Context, freedom and diversity in a stratified community

Endorsement of Chicago Principles on Queen’s campus neglects the aspects of campus culture that vary school to school

Image by: Ashley Rhamey

Free speech isn’t a neutral or isolated topic. 

As such, a discussion about freedom of speech must be contextualized with a community’s histories and culture. 

In an op-ed published in The Journal a couple weeks ago, entitled “Queen’s needs freedom of speech”, the author made the assertion that to address the lack of freedom of speech on campus, Queen’s should adopt the Chicago Principles; a set of guidelines on free expression developed by the University of Chicago.

Policies concerning these topics don’t emerge from a social and political void but rather from the stratified society in which we live. 

Such stratification is manifested in our socio-economic status, as well as our cultural and political identities. Some groups inherently have more access to social, cultural and economic capital than others. 

As George Orwell famously wrote in Animal Farm, “All animals are equal, but some animals are more equal than others.” We aren’t attempting a philosophical argument on the concept of free speech but challenging the Students in Support of Free Speech (SSFS) assertion to bring the Chicago Principles to the Queen’s community.

Returning to George Orwell’s quote, he captures the current social and political climate well — especially at Queen’s. 

It’s easy for those privileged to exist largely in the mainstream culture to forget that we live in a time of polarization, where rising white supremacy, Islamophobia, the politics of fear, curdling transphobic legal discussions, and sexual and gender inequalities abound. 

Canada and Queen’s is home to pernicious discourses that flaunt equality, while simultaneously harbouring the marginalization of difference.

This is a troubling argument, particularly given Queen’s history and current culture. 

The imposition of a universalist model of free speech over a socially, economically, and politically stratified community demonstrates a lack of awareness of the issues surrounding that community. 

Though we’re all bound by a law that draws the limits of free speech and expression at hate crimes and genocide, such a model is unable to account for other forms of oppression via micro-aggressions, subtle exclusion practices, and targeted harassment. 

This omission of the role of social stratification is compounded through the use of freedom of speech arguments to shield and defend bigotry. 

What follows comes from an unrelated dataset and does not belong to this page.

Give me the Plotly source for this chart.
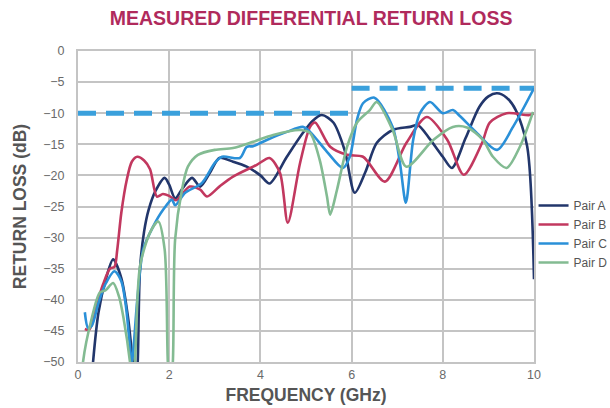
import plotly.graph_objects as go

# Frequencies (GHz) and return loss (dB) per pair
freq_a = [0.28, 0.33, 0.45, 0.6, 0.77, 0.95, 1.1, 1.2, 1.27, 1.31, 1.36, 1.45, 1.55, 1.7, 1.9, 2.0, 2.13, 2.3,
          2.5, 2.68, 2.9, 3.1, 3.4, 3.7, 4.0, 4.2, 4.58, 4.93, 5.15, 5.35, 5.6, 5.85, 6.07, 6.3, 6.55, 6.9,
          7.28, 7.45, 7.7, 8.0, 8.2, 8.5, 8.8, 9.0, 9.19, 9.4, 9.6, 9.85, 10.0]
loss_a = [-55, -50, -42, -37, -33.5, -36.5, -43, -50, -55, -50, -35, -29, -25.5, -22.5, -20.4, -21.5, -23.7, -22,
          -20.4, -21.8, -19.5, -17.2, -17.8, -18.6, -20, -21.3, -17, -13.2, -11.2, -10.3, -11.5, -16, -22.8, -19.5, -14.8, -12.7,
          -12.2, -11.9, -14, -17, -18.8, -14, -9, -7.3, -6.8, -7.5, -9.5, -15.3, -36.7]

freq_b = [0.15, 0.25, 0.4, 0.55, 0.7, 0.8, 0.86, 0.95, 1.07, 1.18, 1.3, 1.45, 1.58, 1.73, 1.86, 2.0, 2.15,
          2.45, 2.68, 2.83, 3.1, 3.4, 3.92, 4.2, 4.43, 4.6, 4.87, 5.09, 5.2, 5.53, 5.9, 6.25, 6.73, 7.2,
          7.65, 8.1, 8.46, 8.86, 9.03, 9.4, 9.9, 10.0]
loss_b = [-44.7, -44.8, -41, -37.5, -35, -34.7, -32, -26, -20.7, -17.8, -17, -17.6, -19, -23.4, -23, -23.3, -24,
          -21.8, -22.3, -23.4, -21.8, -20.2, -18.3, -17.2, -19.6, -27.6, -18, -12.2, -11.5, -15.4, -16.7, -17, -21, -14.8,
          -10.6, -14.3, -19.9, -14.8, -11.5, -10, -10.3, -10]

freq_c = [0.15, 0.22, 0.3, 0.45, 0.6, 0.8, 0.95, 1.05, 1.12, 1.18, 1.3, 1.43, 1.65, 1.87, 2.06, 2.13, 2.35,
          2.72, 3.0, 3.16, 3.55, 3.7, 3.84, 4.14, 4.58, 4.93, 5.09, 5.46, 5.81, 5.96, 6.12, 6.25, 6.5,
          6.9, 7.06, 7.19, 7.35, 7.5, 7.72, 8.0, 8.22, 8.38, 8.75, 9.19, 9.54, 10.0]
loss_c = [-42, -44.5, -44.2, -40.5, -37.5, -35.4, -37, -41, -46, -50, -40, -31.9, -28.2, -25.5, -23.9, -24.8, -22.8,
          -21.2, -18, -17, -17.2, -15.4, -15.3, -14.3, -13, -12.2, -13, -16.2, -18.8, -17, -11, -8.4, -7.5,
          -12.2, -18, -24.4, -14.3, -10, -8.2, -10, -9.5, -10.5, -13.2, -15.9, -12.2, -6]

freq_d = [0.08, 0.11, 0.3, 0.48, 0.6, 0.77, 0.9, 1.0, 1.14, 1.2, 1.25, 1.36, 1.58, 1.76, 1.9, 1.97, 2.02, 2.08,
          2.13, 2.28, 2.41, 2.63, 3.0, 3.4, 3.84, 4.28, 4.87, 5.09, 5.3, 5.46, 5.53, 5.68, 5.9, 6.12, 6.4,
          6.55, 6.9, 7.2, 7.79, 8.22, 8.53, 8.88, 9.1, 9.4, 9.69, 9.98]
loss_d = [-55, -50, -43, -38.8, -38.5, -37.3, -39.5, -43, -50, -55, -50, -34.6, -29.2, -27.4, -31.9, -50, -55, -50,
          -30.3, -22.3, -18.6, -16.7, -15.9, -15.6, -14.6, -13.5, -12.7, -13.2, -17.5, -23.4, -26.3, -22.3, -15.4, -11.5, -9.5,
          -8.2, -12.7, -18.6, -14.3, -12.2, -12.3, -14.3, -17, -18.8, -15.4, -9.8]

limit_x1 = [0, 6]
limit_y1 = [-10, -10]
limit_x2 = [6, 10]
limit_y2 = [-6, -6]

series = [
    ("Pair A", freq_a, loss_a, "#22366b"),
    ("Pair B", freq_b, loss_b, "#c2385f"),
    ("Pair C", freq_c, loss_c, "#2a90d8"),
    ("Pair D", freq_d, loss_d, "#83bb92"),
]

fig = go.Figure()
limit_color = "#3aa0dc"
fig.add_trace(go.Scatter(x=limit_x1, y=limit_y1, mode="lines", showlegend=False,
                         line=dict(color=limit_color, width=5, dash="18px,10px"), hoverinfo="skip"))
fig.add_trace(go.Scatter(x=limit_x2, y=limit_y2, mode="lines", showlegend=False,
                         line=dict(color=limit_color, width=5, dash="18px,10px"), hoverinfo="skip"))
for name, xs, ys, col in series:
    fig.add_trace(go.Scatter(x=xs, y=ys, mode="lines", name=name,
                             line=dict(color=col, width=2.6, shape="spline", smoothing=0.8)))

grid = "#c4c4c4"
fig.update_layout(
    width=610, height=408,
    margin=dict(l=78, r=76, t=51, b=46, autoexpand=False),
    paper_bgcolor="white", plot_bgcolor="white",
    font=dict(family="Liberation Sans, Arial, sans-serif", color="#555555"),
    title=dict(text="<b>MEASURED DIFFERENTIAL RETURN LOSS</b>", x=0.51, xanchor="center",
               y=0.955, yanchor="middle",
               font=dict(size=19.5, color="#b02a5c", family="Liberation Sans, Arial, sans-serif")),
    xaxis=dict(range=[0, 10], dtick=2, tick0=0, showgrid=True, gridcolor=grid, gridwidth=2,
               showline=True, linecolor=grid, linewidth=2, mirror=True, zeroline=False,
               ticks="", tickfont=dict(size=12.5, color="#6a6a6a"),
               title=dict(text="<b>FREQUENCY (GHz)</b>", font=dict(size=17.5, color="#555555"), standoff=8)),
    yaxis=dict(range=[-50, 0], dtick=5, tick0=0, showgrid=True, gridcolor=grid, gridwidth=2,
               showline=True, linecolor=grid, linewidth=2, mirror=True, zeroline=False,
               ticks="", tickfont=dict(size=12.5, color="#6a6a6a"), ticklabelstandoff=9,
               title=dict(text="<b>RETURN LOSS (dB)</b>", font=dict(size=17.5, color="#555555"), standoff=12)),
    legend=dict(x=0.999, xanchor="left", y=0.55, yanchor="top", bgcolor="rgba(0,0,0,0)",
                font=dict(size=12, color="#555555"), itemwidth=30, tracegroupgap=0),
    showlegend=True,
)

fig.write_html("out.html")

The SSFS have also been advocating for a petition seeking to persuade the University to adopt the Chicago Principles, in which they write that they are “concerned about the potential suppression of viewpoint diversity at Queen’s.” We heartily agree, given Queen’s ongoing culture of whiteness that the University itself has studied in-depth as exemplified by the recent uproar over the ‘racism party,’ viewpoint suppression is clearly a real problem on campus. 

Focusing the discussion on universalist policies that ensure free speech is a red herring and demonstrates a lack of awareness of the campus and institutional culture that are the real problem. 

As Samuel Farber wrote in an analysis of free speech on North American campuses, “democratic education encourages respectful but sharp debate instead of obscuring the sordid nature of racism and exploitation with fashionable buzzwords.” Universities aren’t safe spaces as the very notion of exposure to knowledge is meant to be uncomfortable. 

However, a learning environment must be an accountable space. 

Nonetheless, we hold that organized protest against a speaker on campus should not be conflated with an assault on freedom of speech. 

The controversial protests against the UC Berkeley Milo Yiannopoulos talk must be contextualized within an atmosphere of free speech: save for a few destructive activists, protestors were exercising their right to oppose an overtly hateful speaker. As Faber asserts in the wake of Yiannopoulos’ cancelled talk, free speech policy “requires that the protesting students exercise their free speech rights with massive picketing and heckling while respecting the principles of free speech, stopping short of a forceful suppression of the event.” 

To return to the SSFS’ concerns, we argue that the best way to remedy viewpoint suppression at Queen’s is to focus on ensuring a diversity of viewpoints and individuals on campus. 

Yes, free speech is a value that is vitally important to the health of the University, but so is the fostering and implementation of policies and practices that promote diversity of viewpoints across the institution. 

This diversity must also extend down into the student body itself, promoting a vibrant and dynamic community of people from all socio-economic backgrounds and cultures. It may also mean that free speech must be balanced against these needs when set within the historical and cultural context of Queen’s experience and current state of affairs. 

Instead of taking on the Chicago Principles, Queen’s should seek to forge its own principles of free speech and expression that are balanced against the problems of the culture that is specific to our campus. 

This is a topic that should be considered along with the Principal’s implementation committee exploring racism, diversity, and inclusion in the Queen’s community. 

Kyle Curlew is a  second-year MA students in Sociology. Korey Pasch is a sixth-year PhD student in Political Studies.